The Hard Truth—Squeeze play: Fight the power
29th October 2012 · 0 Comments
By Min. J. Kojo Livingston
Contributing Writer
What cause or principle are you willing to die for?
What would you be willing to risk getting injured or arrested for?
What are you willing to risk getting fired or evicted over?
Well then, for what would you risks being socially ostracized, having people talk about you bad or folks giving you dirty looks?
Is there any level of personal sacrifice you would endure for the cause of freedom or justice?
Why? Because risk and sacrifice are exactly the price you must be willing to pay to halt and reverse the trend of absolute totalitarianism that this nation and world system are on today.
Revolution is the easy intellectual answer to what we are facing today. However the mechanics of overcoming a system of repression that controls people through fear, distraction and outright deception are fairly complex.
Liberty/freedom buffs are waiting for the masses to wake up and get pissed-off enough to take to the streets and revolt, but there are people all over the world right now taking to the streets and, in most cases, fundamental change continues to elude them.
So what can you do to back this system off “til the revolution come” as we used to say? Plenty!
But you have to be prepared both to fight and to build if you are serious about winning, and personally that’s my primary focus, winning.
Part of the fighting involves research. Sun Tzu said you should know your enemy and know yourself. The easy, safe work involves finding out who is promoting all of these stupid laws. Find the corporations who are paying politicians to make bad policy. Expose them, boycott them, press criminal charges against them for deliberately harming people for profit. Sue them.
Find out where their top executives live, work and play. Then put people there to let them know their time is up. One or two people quietly picketing a home will draw a reaction.
Identify the voting records of politicians who are promoting harmful laws. Find them and give them the same treatment. I would even picket the churches they attend to alert their spiritual leaders that this person needs special prayer and repentance.
On a larger scale, a national strike could certainly alter the power relationship and shake things up. Remember the power comes from the people!
Probably the most significant thing we as Black people can do is to re-direct our power – our labor and our money. Right now most Black people spend most of our labor working for a system that works against us. Then we take the money we earn from that labor and give it right back to the same system…and you wonder why we’re losing? Our own endeavors only get the crumbs off our own tables.
If we can get large numbers of our people to commit two hours per day or even 10 labor hours per week in active work toward liberation we can move our situation forward. I’m talking educational and consciousness raising endeavors, business ventures, health/healing activities, organizing, disaster/defense preparation and other practical needs.

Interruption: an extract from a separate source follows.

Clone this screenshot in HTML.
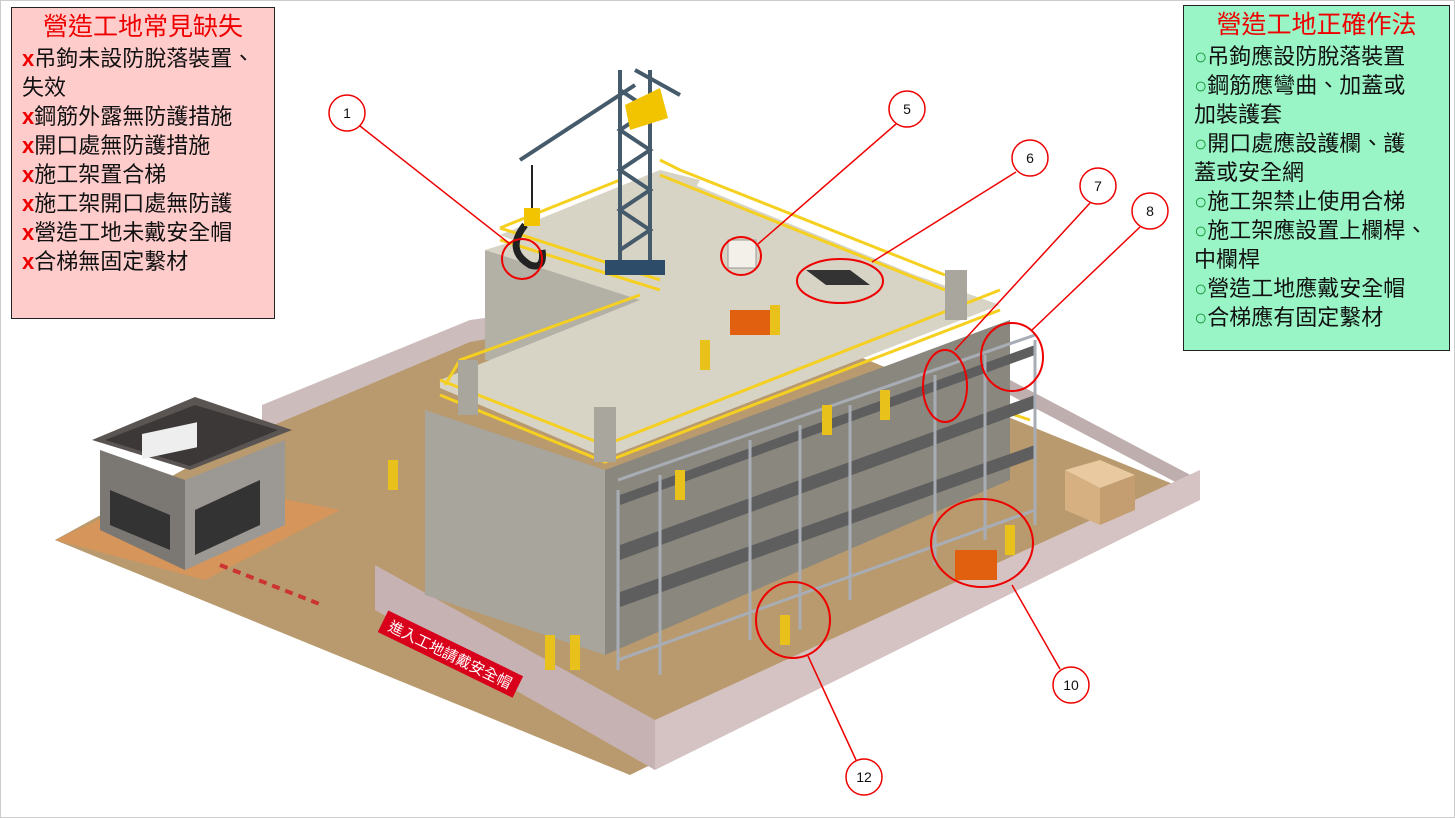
<!DOCTYPE html>
<html><head><meta charset="utf-8"><style>
html,body{margin:0;padding:0;background:#fff;}
body{width:1455px;height:818px;position:relative;overflow:hidden;font-family:"Liberation Sans","Noto Sans CJK TC",sans-serif;}
.box{position:absolute;border:1px solid #222;box-sizing:border-box;font-size:22px;line-height:29px;color:#111;white-space:nowrap;}
.box h1{margin:0;font-size:25px;font-weight:normal;color:#e00;text-align:center;line-height:34px;}
.x{color:#e00;font-weight:bold;}
.o{color:#1a9a3a;font-weight:bold;}
svg{position:absolute;left:0;top:0;}
</style></head><body>
<svg width="1455" height="818" viewBox="0 0 1455 818" font-family="Liberation Sans, Noto Sans CJK TC, sans-serif">
<rect x="0.5" y="0.5" width="1454" height="817" fill="none" stroke="#ccc"/>
<polygon points="55,540 265,425 470,340 720,300 1200,495 630,775" fill="#b99a6e"/>
<polygon points="262,430 470,342 470,320 262,405" fill="#cdbcbc"/>
<polygon points="470,342 620,315 620,300 470,320" fill="#cdbcbc"/>
<polygon points="1010,395 1200,495 1200,480 1010,380" fill="#bfaeae"/>
<polygon points="55,540 185,480 340,510 205,580" fill="#d6955a"/>
<polygon points="100,450 100,530 185,570 185,480" fill="#7b7873"/>
<polygon points="185,480 185,570 285,525 285,440" fill="#9c9893"/>
<polygon points="92,440 190,470 292,430 195,397" fill="#5a5553"/>
<polygon points="105,440 190,466 278,430 195,405" fill="#3c3838"/>
<rect x="142" y="428" width="55" height="25" fill="#eee" transform="skewY(-12)" transform-origin="170 440"/>
<polygon points="195,510 195,555 260,525 260,480" fill="#333"/>
<polygon points="110,490 110,525 170,550 170,515" fill="#333"/>
<line x1="220" y1="565" x2="322" y2="605" stroke="#c33" stroke-width="4" stroke-dasharray="8 6"/>
<polygon points="375,610 655,770 655,720 375,565" fill="#c6b2b2"/>
<polygon points="655,770 1200,500 1200,470 655,720" fill="#d5c3c3"/>
<polygon points="425,410 605,470 605,655 425,595" fill="#a8a59c"/>
<polygon points="605,470 1010,320 1010,480 605,655" fill="#8a877f"/>
<polygon points="485,250 650,300 650,360 485,360" fill="#b3b0a6"/>
<polygon points="440,388 605,458 1000,305 915,275 695,185 660,195 485,250 640,300 440,380" fill="#d7d3c5"/>
<polygon points="500,235 640,290 700,180 660,170" fill="#d7d3c5"/>
<g stroke="#f5d020" stroke-width="3" fill="none">
<polyline points="440,380 605,445 1000,290"/>
<polyline points="440,395 605,462 1000,310"/>
<polyline points="500,240 660,290"/>
<polyline points="500,228 660,280"/>
<polyline points="660,160 680,170 945,275"/>
<polyline points="660,175 945,290"/>
<polyline points="640,295 460,360 445,385"/>
<polyline points="500,228 620,180"/>
<polyline points="1000,410 1030,420"/>
</g>
<rect x="458" y="360" width="20" height="55" fill="#a9a69d"/>
<rect x="594" y="407" width="22" height="55" fill="#a9a69d"/>
<rect x="945" y="270" width="22" height="50" fill="#a9a69d"/>
<g stroke="#455a6a" stroke-width="4" fill="none">
<line x1="620" y1="70" x2="620" y2="265"/><line x1="650" y1="70" x2="650" y2="265"/>
<path d="M620 90 L650 110 L620 130 L650 150 L620 170 L650 190 L620 210 L650 230 L620 250"/>
<line x1="520" y1="160" x2="635" y2="85"/><line x1="635" y1="70" x2="680" y2="95"/>
</g>
<rect x="605" y="260" width="60" height="15" fill="#2d4c6a"/>
<polygon points="625,105 660,88 668,118 630,130" fill="#f2c400"/>
<line x1="532" y1="165" x2="532" y2="225" stroke="#222" stroke-width="2"/>
<path d="M525 225 q-20 25 5 40 q15 5 12 -15" stroke="#222" stroke-width="7" fill="none"/>
<rect x="524" y="208" width="16" height="18" fill="#f2c400"/>
<rect x="728" y="240" width="28" height="28" fill="#f2f0e8" stroke="#999"/>
<polygon points="806,270 850,270 870,285 826,285" fill="#333"/>
<rect x="730" y="310" width="40" height="25" fill="#e06010"/>
<rect x="955" y="550" width="42" height="30" fill="#e06010"/>
<polygon points="1065,470 1100,460 1135,475 1100,488" fill="#e8c9a0"/>
<polygon points="1065,470 1065,510 1100,525 1100,488" fill="#d6b080"/>
<polygon points="1100,488 1100,525 1135,510 1135,475" fill="#c49e70"/>
<g fill="#5e5e5e">
<polygon points="620,495 1035,345 1035,355 620,505" />
<polygon points="620,545 1035,395 1035,408 620,560"/>
<polygon points="620,592 1035,445 1035,458 620,607"/>
</g>
<g stroke="#a8adb5" stroke-width="3">
<line x1="618" y1="490" x2="618" y2="670"/><line x1="660" y1="475" x2="660" y2="675"/>
<line x1="750" y1="440" x2="750" y2="640"/><line x1="800" y1="425" x2="800" y2="630"/>
<line x1="850" y1="405" x2="850" y2="600"/><line x1="935" y1="375" x2="935" y2="565"/>
<line x1="985" y1="355" x2="985" y2="540"/><line x1="1035" y1="340" x2="1035" y2="525"/>
<line x1="618" y1="660" x2="1035" y2="510"/>
<line x1="618" y1="480" x2="1035" y2="335"/>
</g>
<g fill="#e8c21a">
<rect x="388" y="460" width="10" height="30"/><rect x="675" y="470" width="10" height="30"/>
<rect x="700" y="340" width="10" height="30"/><rect x="770" y="305" width="10" height="30"/>
<rect x="822" y="405" width="10" height="30"/><rect x="880" y="390" width="10" height="30"/>
<rect x="545" y="635" width="10" height="35"/><rect x="570" y="635" width="10" height="35"/>
<rect x="780" y="615" width="10" height="30"/><rect x="1005" y="525" width="10" height="30"/>
</g>
<g transform="rotate(26 450 655)"><rect x="375" y="642" width="150" height="24" fill="#d8001a"/><text x="450" y="660" fill="#fff" font-size="15" text-anchor="middle">進入工地請戴安全帽</text></g>
<g stroke="#e00" stroke-width="1.5" fill="none">
<ellipse cx="522" cy="259" rx="20" ry="20" stroke-width="2"/>
<ellipse cx="741" cy="256" rx="20" ry="19" stroke-width="2"/>
<ellipse cx="840" cy="281" rx="43" ry="22" stroke-width="2"/>
<ellipse cx="945" cy="386" rx="22" ry="36" stroke-width="2"/>
<ellipse cx="1012" cy="357" rx="31" ry="34" stroke-width="2"/>
<ellipse cx="982" cy="543" rx="51" ry="44" stroke-width="2"/>
<ellipse cx="793" cy="620" rx="37" ry="38" stroke-width="2"/>
<line x1="360" y1="126" x2="510" y2="244"/>
<line x1="896" y1="124" x2="758" y2="244"/>
<line x1="1016" y1="172" x2="872" y2="262"/>
<line x1="1090" y1="203" x2="955" y2="350"/>
<line x1="1140" y1="227" x2="1032" y2="330"/>
<line x1="1060" y1="669" x2="1012" y2="585"/>
<line x1="856" y1="760" x2="808" y2="656"/>
</g>
<g fill="#fff" stroke="#e00" stroke-width="1.5">
<circle cx="347" cy="113" r="18"/><circle cx="907" cy="109" r="18"/><circle cx="1030" cy="158" r="18"/>
<circle cx="1098" cy="186" r="18"/><circle cx="1150" cy="211" r="18"/><circle cx="1071" cy="685" r="18"/><circle cx="864" cy="777" r="18"/>
</g>
<g font-size="14" text-anchor="middle" fill="#111">
<text x="347" y="118">1</text><text x="907" y="114">5</text><text x="1030" y="163">6</text>
<text x="1098" y="191">7</text><text x="1150" y="216">8</text><text x="1071" y="690">10</text><text x="864" y="782">12</text>
</g>
</svg>
<div class="box" style="left:11px;top:7px;width:264px;height:312px;background:#ffcccc;padding:2px 0 0 10px;">
<h1 style="margin-left:-10px">營造工地常見缺失</h1>
<div><span class="x">x</span>吊鉤未設防脫落裝置、</div><div>失效</div>
<div><span class="x">x</span>鋼筋外露無防護措施</div>
<div><span class="x">x</span>開口處無防護措施</div>
<div><span class="x">x</span>施工架置合梯</div>
<div><span class="x">x</span>施工架開口處無防護</div>
<div><span class="x">x</span>營造工地未戴安全帽</div>
<div><span class="x">x</span>合梯無固定繫材</div>
</div>
<div class="box" style="left:1183px;top:5px;width:267px;height:346px;background:#99f5c6;padding:2px 0 0 10px;">
<h1 style="margin-left:-10px">營造工地正確作法</h1>
<div><span class="o">○</span>吊鉤應設防脫落裝置</div>
<div><span class="o">○</span>鋼筋應彎曲、加蓋或</div><div>加裝護套</div>
<div><span class="o">○</span>開口處應設護欄、護</div><div>蓋或安全網</div>
<div><span class="o">○</span>施工架禁止使用合梯</div>
<div><span class="o">○</span>施工架應設置上欄桿、</div><div>中欄桿</div>
<div><span class="o">○</span>營造工地應戴安全帽</div>
<div><span class="o">○</span>合梯應有固定繫材</div>
</div>
</body></html>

If we start taking our money/wealth out of this system and putting it into our own we can build our own infrastructure. Every time you spend money with a Black-owned business you are re-directing that power to some small degree…and every degree counts. Every time you grow peppers, or greens, or cabbage instead of buying them at the store you are diverting resources from their system to ours. You are also developing essential survival/na-tion building skills. Imagine if we can re-direct 1% of our food spending from this system to our own community just growing and bartering food! What if we repeat the process, making our own clothing, jewelry and other things we need and like?
Yes, we need to plan and organize to use those resources to our best advantage, but that’s another column.
Every act of self-sufficiency counts. Every hour that you are able to spend interacting with the real world instead of the virtual/media world helps improve your perspective and decreases your tech dependency. Innovation is a good thing, but technology should serve us and not vice versa.
I do not believe that we are going to be able to avoid engaging this system on some level. They are putting the squeeze on everyone, so you know what that means for “we people who are darker than blue.” We can win only if we are collectively awake and prepared. The alternative, at best, will be to accept living in unacceptable conditions and to hand that legacy down to our children.”
It would be more honorable to say that we perished taking a stand…and That’s the Hard Truth!